Before I get back to school and the next debrief on YWAM – a few observations on the day. I visited the Colosseum in 2017 with my church, Canyon Hills Community Church, on a short-term mission near Bari. We spent one day in Rome and I remember the Colosseum as being biggest thing I have ever seen. Today I had the pleasure of revisiting. In the summer it had been 93 degrees. Today, in early spring, it was 62 – wardrobe change! I remember returning to the states two days later with purple legs. Let me explain. We had run from the Colosseum to the Vatican (remember – doing everything in one day). I was 20+ years older than my compadres and keeping up the pace was not easy. It is a distance of 3.6 KM or 2.2 miles. We pounded the pavement in the heat. By the next day my legs had turned purple. I had never broken capillaries before but it will turn your legs purple. It was still a magical day and why I wanted to revisit. I cannot tell you how many football fields would fit in the Colosseum but it was still smaller than I remembered. Time expands our stories. I think it is human nature to “aggrandize” the past and make it bigger and better than it actually was – “the good ‘ole days”! It isn’t honest, however.
Being cool, I found a sunny spot and thought and prayed about martyrs. I keep reading the consequences of believing in Jesus in scripture. I don’t understand killing anyone because they choose to think differently from me. Why is consensus so important to humans? I like it when people affirm me but my ideas do not depend upon it. I have experienced disapproval recently that I will never agree with. I am not a follower and am honest on that. Pressure does not affect me as much as it should? So I stayed in the sun thinking about God’s Son who died for me. I don’t die daily because I sin but I don’t think I should go to dangerous places where Christians are murdered for their beliefs. God can work on me but today that is where I stand. If people disapprove of me I think of the letters of John. If you can’t love the person in front of you (especially over something as inconsequential as money) how can you go to the ends of the earth because you love people?
Random observations from today, and my time in Europe, remind me that I prefer the familiar.
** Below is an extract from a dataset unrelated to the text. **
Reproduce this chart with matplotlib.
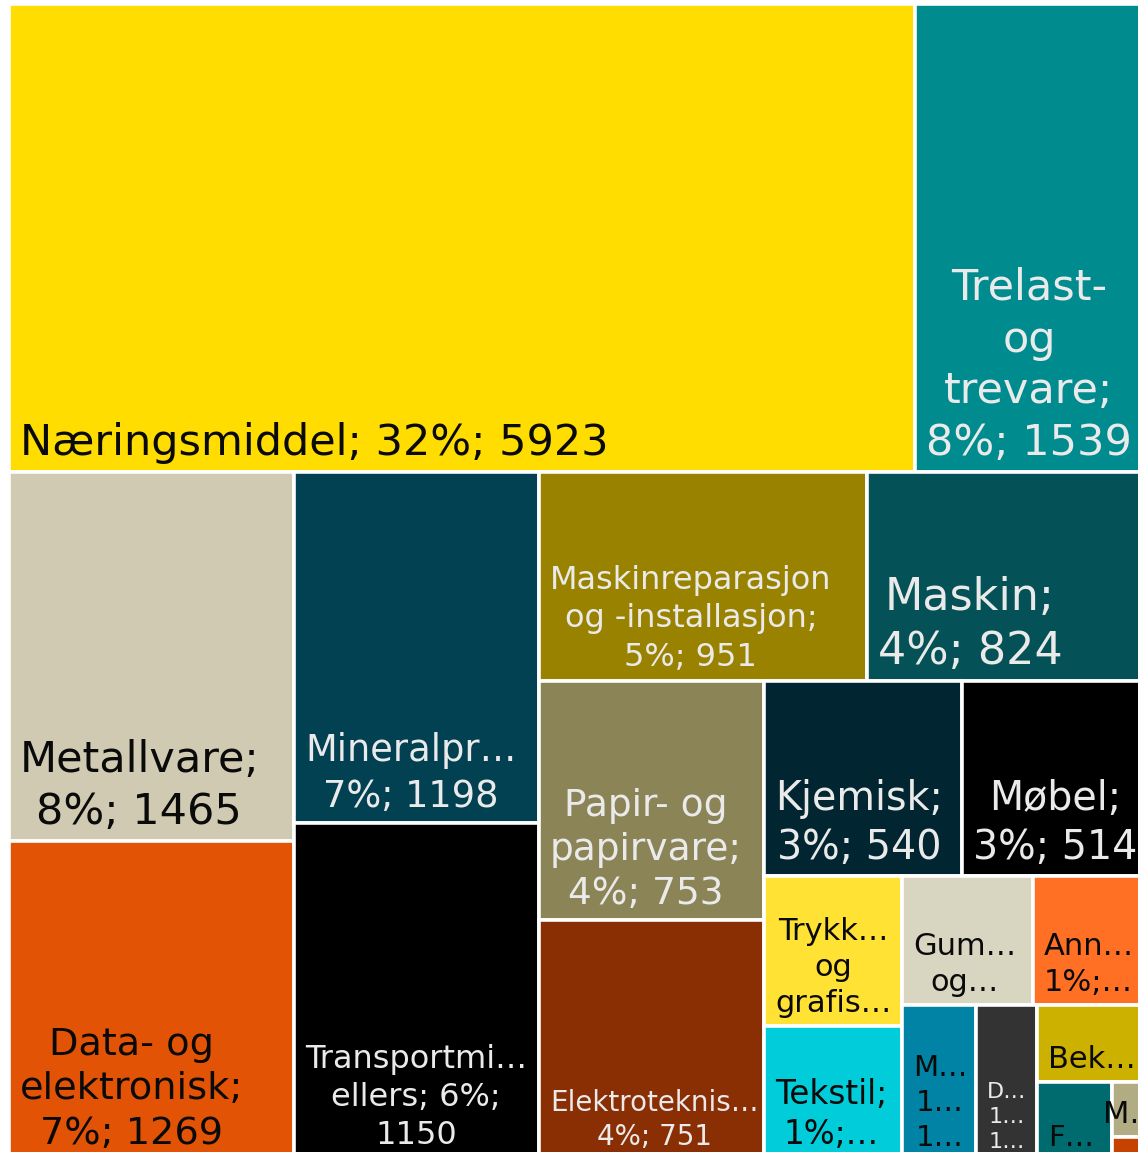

US ways are not better but I have lived with those ways for a long time. In Europe I miss seat covers in the commode. It is untrue that Italians wrap their pasta in a tablespoon because I have never once been given a tablespoon in an Italian restaurant. Americans are, generally, better and kinder drivers. We are taller than Italians and Albanians but I looked Swiss enough that, if I didn’t speak, I felt accepted. It is true that wearing a tummy pack announces to the world that you are a tourist. I can’t help myself because a tummy pack is secure and keeps me organized. Shame on Howard Schultz. This morning I got a cappuccino and croissant, total 2.5 euros. I walked a different way when I arrived and paid 6 euros – so – shame on shopkeepers who do not post pricing and then “size you up”. I will always wish for big showers. I will always wish to not share showers with twelve other people! I love the smiles of all people. My ancestry is 100% western European so I better not complain because these are my people. Because European countries are so near each other there are more similarities than one might expect. I don’t think I have any ethnic prejudices but last night I dipped into a restaurant desperately needing to use the rest room. I did need supper so ordered then waited for the longest time. A parade of very large ethnic ladies lined up for the same purpose. There were about 12 ladies and, by the time I was able to use the facilities I was mad, impatient, and grossed out. There are several things wrong with this picture and I need to work on some things. I am proud to be an American and proud of my heritage. I am more outspoken than I care to be because I am an American. Maybe this will all turn out well and God will use this boldness and I will be closer to my original design AND closer to the path God has in mind for my next season.